Marketplace May 2016
Tim Congdon
Two kinds of nation are found in the
modern world—a minority (28) that
belong to the European Union and a
majority (more than 160) that do not. Most
of the world’s roughly 190 nations have their
own currencies. All have assets that constitute
national wealth, and a great many have
stock exchanges where the assets can be
bought and sold.
Economists and others have put forward
numerous theories to explain the valuation
of both currencies and assets, where the
word “assets” embraces houses, land, equities,
bonds and so on. Currency markets behave
crazily from time to time, but the most
plausible view is that an exchange rate is just
another price. Like every price it is set by
supply and demand. If governments and central
bankers create too much money relative
to demand (as they did in Germany in 1923
and Zimbabwe in 2008, and as they are doing
now in Venezuela), the value of money falls.
No theory proposes that the value of a
currency depends on the nation’s loneliness,
its geographical location or its abstention
from this or that international organisation.

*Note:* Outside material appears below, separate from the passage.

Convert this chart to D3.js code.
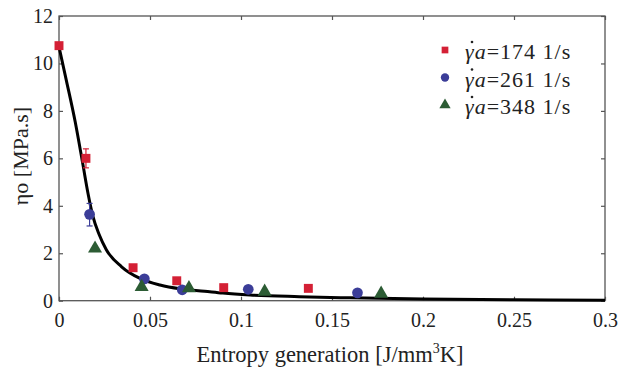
<!DOCTYPE html>
<html>
<head>
<meta charset="utf-8">
<script src="https://cdn.jsdelivr.net/npm/d3@7"></script>
<style>
  body { margin: 0; background: #fff; }
  svg text { font-family: "Liberation Serif", "Times New Roman", Times, serif; }
</style>
</head>
<body>
<svg width="618" height="370"></svg>
<script>
// readings from the figure
var xTicks = [0, 0.05, 0.1, 0.15, 0.2, 0.25, 0.3];
var xTickLabels = ["0", "0.05", "0.1", "0.15", "0.2", "0.25", "0.3"];
var yTicks = [0, 2, 4, 6, 8, 10, 12];

var series = ["174", "261", "348"];

var sx174 = [0, 0.0148, 0.0407, 0.0647, 0.0905, 0.137];
var sy174 = [10.75, 6.0, 1.39, 0.84, 0.55, 0.52];

var sx261 = [0.0168, 0.0469, 0.0677, 0.104, 0.164];
var sy261 = [3.64, 0.92, 0.46, 0.48, 0.33];

var sx348 = [0.0198, 0.0454, 0.0714, 0.113, 0.177];
var sy348 = [2.2, 0.58, 0.53, 0.38, 0.3];

// error bars (x, low, high)
var errX = [0.0148, 0.0168];
var errLo = [5.6, 3.15];
var errHi = [6.4, 4.1];

// fitted curve
var fitX = [0, 0.004, 0.009, 0.013, 0.016, 0.0185, 0.022, 0.026, 0.0344, 0.0445, 0.0555, 0.0665, 0.08, 0.09, 0.105, 0.132, 0.16, 0.2, 0.25, 0.3];
var fitY = [10.7, 9.3, 7.5, 5.8, 4.5, 3.6, 2.8, 2.15, 1.43, 0.94, 0.66, 0.5, 0.4, 0.32, 0.24, 0.17, 0.12, 0.07, 0.04, 0.02];

var svg = d3.select("svg"),
    width = +svg.attr("width"),
    height = +svg.attr("height");

var mLeft = 59, mRight = 605, mTop = 16, mBottom = 300.7;

var x = d3.scaleLinear().domain([0, 0.3]).range([mLeft, mRight]);
var y = d3.scaleLinear().domain([0, 12]).range([mBottom, mTop]);

var axisColor = "#555";
var serif = "'Liberation Serif', 'Times New Roman', Times, serif";

// frame
svg.append("rect")
    .attr("x", mLeft).attr("y", mTop)
    .attr("width", mRight - mLeft).attr("height", mBottom - mTop)
    .attr("fill", "none").attr("stroke", axisColor).attr("stroke-width", 1.3);

// inner ticks on all four sides
var xAx = svg.append("g").attr("transform", "translate(0," + mBottom + ")")
    .call(d3.axisBottom(x).tickValues(xTicks).tickSizeInner(-4).tickSizeOuter(0)
        .tickPadding(12).tickFormat(function (d, i) { return xTickLabels[i]; }));
var xTop = svg.append("g").attr("transform", "translate(0," + mTop + ")")
    .call(d3.axisTop(x).tickValues(xTicks).tickSizeInner(-4).tickSizeOuter(0).tickFormat(""));
var yAx = svg.append("g").attr("transform", "translate(" + mLeft + ",0)")
    .call(d3.axisLeft(y).tickValues(yTicks).tickSizeInner(-4).tickSizeOuter(0).tickPadding(6));
var yRight = svg.append("g").attr("transform", "translate(" + mRight + ",0)")
    .call(d3.axisRight(y).tickValues(yTicks).tickSizeInner(-4).tickSizeOuter(0).tickFormat(""));

[xAx, xTop, yAx, yRight].forEach(function (g) {
    g.attr("font-family", null);
    g.select(".domain").remove();
    g.selectAll(".tick line").attr("stroke", axisColor).attr("stroke-width", 1.2);
    g.selectAll("text").attr("fill", "#222").style("font-size", "20px")
        .style("font-family", serif);
});

// axis titles
var xt = svg.append("text")
    .attr("x", 330).attr("y", 362)
    .attr("text-anchor", "middle")
    .attr("fill", "#222")
    .style("font-family", serif)
    .style("font-size", "22.5px");
xt.append("tspan").text("Entropy generation [J/mm");
xt.append("tspan").attr("dy", -9).style("font-size", "14px").text("3");
xt.append("tspan").attr("dy", 9).text("K]");

svg.append("text")
    .attr("transform", "translate(28,156) rotate(-90)")
    .attr("text-anchor", "middle")
    .attr("fill", "#222")
    .style("font-family", serif)
    .style("font-size", "22px")
    .text("ηo [MPa.s]");

var colors = { "174": "#d42035", "261": "#3b3d98", "348": "#2c5c34" };

// fitted line
var fit = fitX.map(function (d, i) { return [d, fitY[i]]; });
svg.append("path")
    .datum(fit)
    .attr("fill", "none")
    .attr("stroke", "#000")
    .attr("stroke-width", 3)
    .attr("d", d3.line()
        .x(function (d) { return x(d[0]); })
        .y(function (d) { return y(d[1]); })
        .curve(d3.curveMonotoneX));

// error bars
var eb = svg.append("g");
errX.forEach(function (ex, i) {
    var c = i === 0 ? colors["174"] : colors["261"];
    eb.append("line")
        .attr("x1", x(ex)).attr("x2", x(ex))
        .attr("y1", y(errLo[i])).attr("y2", y(errHi[i]))
        .attr("stroke", c).attr("stroke-width", 1.2);
    [errLo[i], errHi[i]].forEach(function (v) {
        eb.append("line")
            .attr("x1", x(ex) - 3).attr("x2", x(ex) + 3)
            .attr("y1", y(v)).attr("y2", y(v))
            .attr("stroke", c).attr("stroke-width", 1.2);
    });
});

var sym = {
    "174": d3.symbol().type(d3.symbolSquare).size(80),
    "261": d3.symbol().type(d3.symbolCircle).size(90),
    "348": d3.symbol().type(d3.symbolTriangle).size(85)
};

function drawPoints(xs, ys, key) {
    var pts = xs.map(function (d, i) { return [d, ys[i]]; });
    svg.append("g").selectAll("path")
        .data(pts)
        .enter()
        .append("path")
        .attr("transform", function (d) { return "translate(" + x(d[0]) + "," + y(d[1]) + ")"; })
        .attr("d", sym[key]())
        .attr("fill", colors[key]);
}

drawPoints(sx174, sy174, "174");
drawPoints(sx261, sy261, "261");
drawPoints(sx348, sy348, "348");

// legend
var leg = svg.append("g");
series.forEach(function (s, i) {
    var ly = 50 + i * 27.5;
    leg.append("path")
        .attr("transform", "translate(445," + ly + ")")
        .attr("d", d3.symbol().type(sym[s].type()).size(i === 0 ? 45 : 55)())
        .attr("fill", colors[s]);
    var t = leg.append("text")
        .attr("x", 465).attr("y", ly + 9)
        .attr("fill", "#222")
        .style("font-family", serif)
        .style("font-size", "22px")
        .style("letter-spacing", "1px");
    t.append("tspan").style("font-style", "italic").text("γa");
    t.append("tspan").text("=" + s + " 1/s");
    // dot over gamma
    leg.append("circle")
        .attr("cx", 472).attr("cy", ly - 8)
        .attr("r", 1.3)
        .attr("fill", "#222");
});
</script>
</body>
</html>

Counter-examples are so obvious that they
can be limited to one paragraph. Switzerland
is a country of eight million people, little
more than 1 per cent of the continent (defined
mostly widely) in which it is situated. It
does not belong to the EU and until 2002 it
did not belong to the United Nations. The
Swiss franc is about as lonely a currency as
could be imagined. But it has appreciated
against all the world’s other currencies, including
the euro, in the last 50 years. Japan
could claim to be Asia’s most peripheral nation,
in the atlas sense. But, again, its currency
has been impressively strong for much
of the last four decades.
Further, not one school of macroeconomic
thought has argued that assets within
EU member states have systematically more
expensive valuations than nations which
are not EU member states. No evidence
whatsoever has been presented that companies
quoted on the stock markets of Germany
and France are more highly rated (in
terms of price/earnings ratios, market-value-to-book
ratios and so on) than their
equivalents on the stock markets of the US
or Australia, or that any such superiority in
valuation is attributable to their EU membership.

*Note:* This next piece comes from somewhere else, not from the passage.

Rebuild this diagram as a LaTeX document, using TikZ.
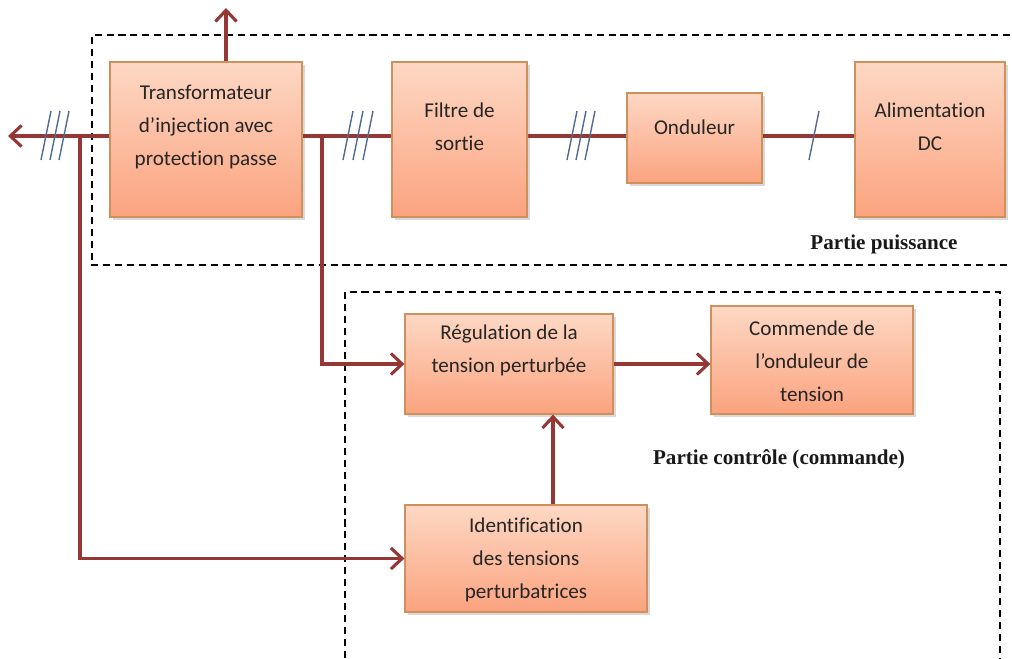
\documentclass[tikz,border=0pt]{standalone}
\usepackage{fontspec}
\setmainfont{Carlito}[Ligatures=NoCommon]
\newfontfamily\partfont{Liberation Serif}
\usepackage{tikz}
\usetikzlibrary{arrows.meta, shadows}

\definecolor{boxtop}{HTML}{FDD8C4}
\definecolor{boxbot}{HTML}{FBA37F}
\definecolor{boxline}{HTML}{D0905C}
\definecolor{wirecol}{HTML}{953735}
\definecolor{tickcol}{HTML}{4E6C90}

\begin{document}
\begin{tikzpicture}[
            x=0.025cm, y=-0.025cm, % one unit = one pixel of the sketch
            blk/.style={draw=boxline, line width=0.8pt, top color=boxtop, bottom color=boxbot,
                        drop shadow={shadow xshift=2pt, shadow yshift=-2pt, opacity=0.3}}, % orange block
            txt/.style={align=center, text=black!85, font=\fontsize{15}{23.5}\selectfont}, % block text
            wire/.style={draw=wirecol, line width=2.2pt}, % red connector
            arr/.style={wire, -{Straight Barb[length=8pt, width=15pt]}}, % red connector with arrow
            tick/.style={draw=tickcol, line width=1pt}, % phase marks
            zone/.style={draw=black, line width=1.4pt, dash pattern=on 5pt off 3.5pt}, % dashed parts
            lbl/.style={font=\partfont\bfseries\fontsize{15}{18}\selectfont, text=black!90}
            ]

        \useasboundingbox (0,0) rectangle (1012,658);

        % dashed zones
        \draw[zone] (1010,35) -- (92,35) -- (92,265) -- (1010,265);
        \draw[zone] (345,658) -- (345,292) -- (1000,292) -- (1000,658);
        \node[lbl] (pp) at (884,244) {Partie puissance};
        \node[lbl] (pc) at (779,459) {Partie contrôle (commande)};

        % power part
        \node[blk, minimum width=4.8cm, minimum height=3.875cm] (tr) at (206,139.5) {};
        \node[txt] (trT) at (206,127) {Transformateur\\d’injection avec\\protection passe};
        \node[blk, minimum width=3.375cm, minimum height=3.875cm] (fil) at (459.5,139.5) {};
        \node[txt] (filT) at (459.5,127) {Filtre de\\sortie};
        \node[blk, minimum width=3.375cm, minimum height=2.25cm] (ond) at (694.5,138) {};
        \node[txt] (ondT) at (694.5,127) {Onduleur};
        \node[blk, minimum width=3.75cm, minimum height=3.875cm] (alim) at (930,139.5) {};
        \node[txt] (alimT) at (930,127) {Alimentation\\DC};

        % control part
        \node[blk, minimum width=5.2cm, minimum height=2.5cm] (reg) at (509,364) {};
        \node[txt] (regT) at (509,350) {Régulation de la\\tension perturbée};
        \node[blk, minimum width=5.05cm, minimum height=2.7cm] (cmd) at (812,360) {};
        \node[txt] (cmdT) at (812,361) {Commende de\\l’onduleur de\\tension};
        \node[blk, minimum width=6.05cm, minimum height=2.675cm] (idf) at (526,558.5) {};
        \node[txt] (idfT) at (526,560) {Identification\\des tensions\\perturbatrices};

        % free ends and branch points
        \coordinate (bus) at (0,136);
        \coordinate (out) at (8,136);
        \coordinate (up) at (226,8);
        \coordinate (j1) at (322,136);
        \coordinate (j2) at (80,136);
        \coordinate (fb) at (553,0);

        % connectors
        \draw[arr] (tr.west |- bus) -- (out);
        \draw[arr] (tr.north -| up) -- (up);
        \draw[wire] (tr.east |- bus) -- (fil.west |- bus);
        \draw[wire] (fil.east |- bus) -- (ond.west |- bus);
        \draw[wire] (ond.east |- bus) -- (alim.west |- bus);
        \draw[arr] (j1) |- (reg.west);
        \draw[arr] (j2) |- (idf.west);
        \draw[arr] (reg.east) -- (reg.east -| cmd.west);
        \draw[arr] (idf.north -| fb) -- (reg.south -| fb);

        % phase marks
        \foreach \c in {46,55,64,348,358,368,572,581,590,814}
            \draw[tick] (\c-5,160) -- (\c+5,111);

\end{tikzpicture}
\end{document}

Not a single published academic paper
has attempted to claim that EU membership
by itself improves the valuation
criteria of corporate equity.
Yet the promoters of Project Fear and far
too many headline writers have been busy in
the last few weeks with silly alarmism. They
say that the day after a vote for Brexit will
see collapses in the value of the pound and
the stock market. Can they not see that
Brexit would merely result in the UK becoming
just like any other non-EU nation?
No facts or data show that EU membership
affects the long-run valuation basis of the
currencies, stock markets and assets in general
of EU member states relative to the currencies,
stock markets and assets of non-EU
member states. The sky hasn’t fallen in because
the US, Japan, Canada and others are
not EU members; the sky will not fall in because
the UK is not an EU member.
Remember that the UK has had a dress
rehearsal for the day after Brexit. In the
summer of 1992 its economy was suffering
from a severe recession clearly due to its
membership of the European exchange rate
mechanism. A number of observers—including
a weirdly-named “Liverpool Six” group
of economists (of whom I was one)— said that
the Exchange Rate Mechanism, with its
fixed exchange rate between the pound and
other European currencies, was responsible
for too-high interest rates. The UK therefore
needed to leave, so that monetary policy
could again be geared to our own needs.
But the then Prime Minister, John Major,
disagreed. According to his memoirs, “We
had looked at the precipice and decided
against jumping.” In the event, the UK did
not jump over the precipice, or leap in the
dark, or plunge into the abyss, or otherwise
throw itself downwards into some great unknown.
Instead, it was pushed. Overwhelming
selling pressures in the foreign exchange
markets forced the pound out of the ERM on
“Black Wednesday”.
Except that it turned out not to be black
at all. Although the pound did indeed fall in
late 1992, interest rates came down and the
economy recovered. The period to the May
1997 general election saw steady output
growth with moderate inflation. Black
Wednesday became Golden Wednesday.
The pound’s value against other currencies
was higher when Major lost the general election
than when he and his Cabinet colleagues
had behaved so idiotically on Black/
Golden Wednesday almost five years earlier.
When politicians use words like “precipice”
and “abyss” in matters of economic policy,
they are waffling. Even more than usual,
they don’t know what they are talking about.